Am AIMS jedoch spielt Hautfarbe keine Rolle mehr, wie Direktor Fritz Hahne berichtet: "Wenn ich die Studenten begrüße, dann sage ich, ich bin ein Afrikaner wie Ihr alle auch, ich bin nur zufällig weiß. Das akzeptieren sie vollständig." Er kann sich nicht erinnern, dass die verschiedenen Hautfarben und -schattierungen jemals zur Sprache gekommen wären. "Und das ist sehr schön, dass wir das schon erreicht haben."
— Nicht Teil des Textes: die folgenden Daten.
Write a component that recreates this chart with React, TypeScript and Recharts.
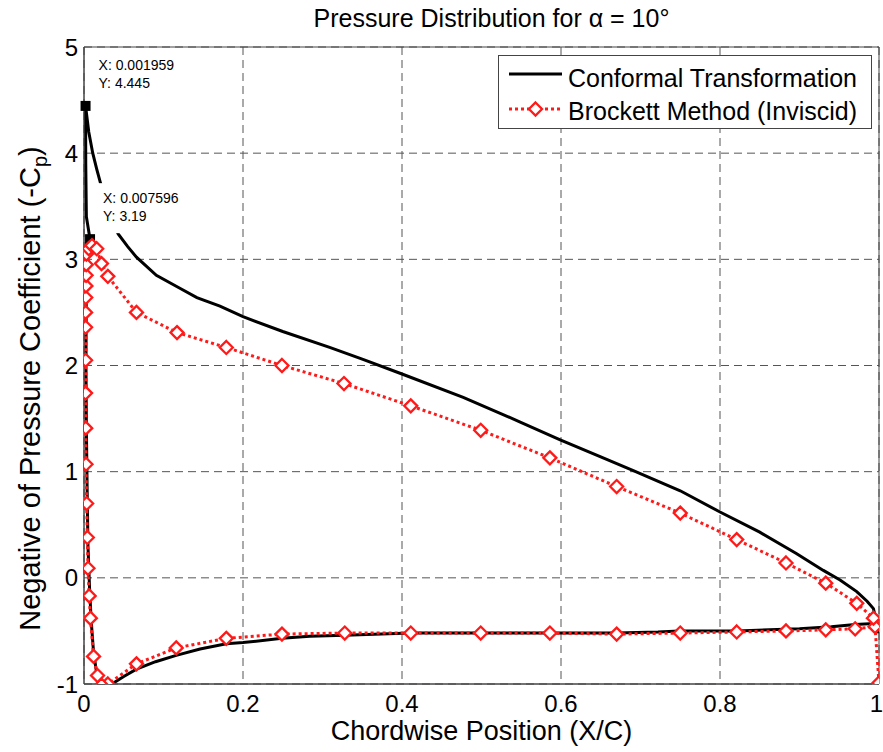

Tutorin Anahita New möchte mit AIMS als "panafrikanischer Gemeinschaft" auch noch etwas Anderes erreichen: Dass die Studenten dort ganz nebenbei einen ihnen unbekannten Kontinent kennen lernen - den eigenen. Die Wissenschaftler, die ins Institut kommen, hätten oft am Anfang eine sehr enge und lokale Vorstellung davon, was ein Afrikaner ist, erzählt sie. "Dieses Schubladendenken werfen sie hier komplett über den Haufen. Nach ein paar Monaten sind sie sehr viel offener gegenüber all denen, die eben auch zu Afrika gehören - und die zuvor noch aus einer ganz fremden Welt zu stammen schienen."

Die Welt der Surfer und Touristen hingegen bleibt den meisten Studenten auch auf lange Sicht fremd, denn inmitten der Tüftelei an ihren mathematischen Problemen im AIMS gibt es nur wenige Gelegenheiten für einen Strandbesuch gleich nebenan. "Ich hatte noch keine Zeit dafür", bestätigt Student Dorianu. Aber er kann den Strand von seinem Zimmer aus sehen: "Gestern habe ich beobachtet, wie die Wellen sich bewegen, und wie ein Surfer versucht hat, vorwärts zu kommen. Das ist sehr inspirierend für mich - denn es geht dabei ja um Mathematik und Physik."